今回、青学大恒例の作戦名が「やっぱり大作戦」になったのは、ヴェイパーフライを使用するようになってから、
「俺たち、やっぱり速かったんだ」
と選手たち、そして監督が感じたからではないか。
11月中旬、原監督と話をした時に、この作戦名がすでに出ており、これは偶然とは思えない。
しかし、昨今のシューズにフォーカスした論調は、物事の本質を見誤らせる。
今後、カーボンプレート内蔵のシューズがプラットフォームになるにせよ、勝負の白黒をつけるのは、月間700kmから1000kmを走る大学生である。人間である。
ヴェイパーフライを履いても区間20位の選手もいれば、10区で区間賞を獲得した創価大学の嶋津雄大のように、ミズノのシューズで区間賞を獲得した選手もいる(ヴェイパーフライ同様、カーボンプレートを内蔵したミズノのプロトタイプと言われているが)。
エースを1区に投入する決断。
最終的に、青学大は戦術で勝った。
12月の段階から、原監督は「戦術駅伝」という言葉を使い始めた。
監督が決める区間配置によって、順位が入れ替わるということだ。それは原監督の去年の経験から導かれたものだ。

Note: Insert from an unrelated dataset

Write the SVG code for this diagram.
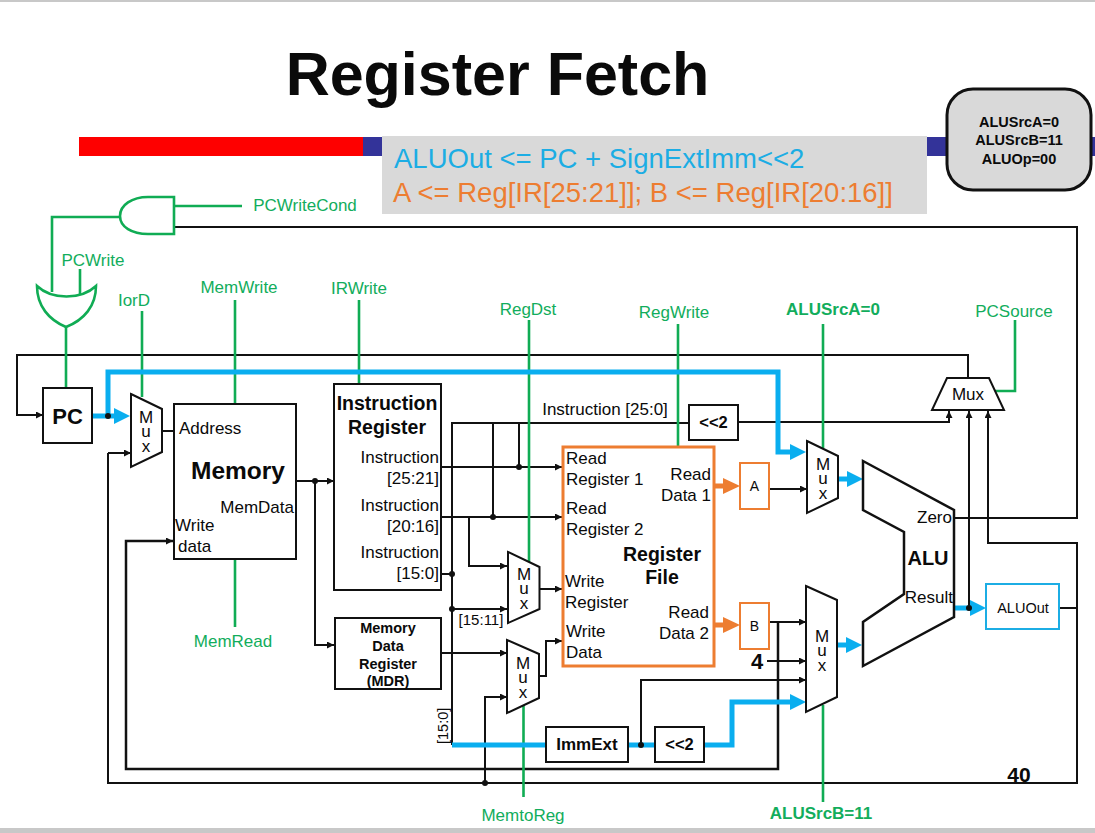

「去年、主将の森田歩希が12月に故障して、それで2区はむずかしいと考え、3区に回したんです。でも、森田の走りを見たら、2区でも十分に勝負できたよね。改めて、誰をどの区間で走らせるのか、それを熟考することが大切だと痛感しました」
そして原監督は、攻めた。
エースの吉田圭太を1区に配したことで、東海大に対して先手を取る意思表示を鮮明にした。従来、1区は差がつきにくい区間でもあり、ここにエース級を使ってしまうと「もったいなかった」ということになりかねない。しかし原監督はスピード駅伝になると踏み、吉田圭太を投入することに躊躇はなかった。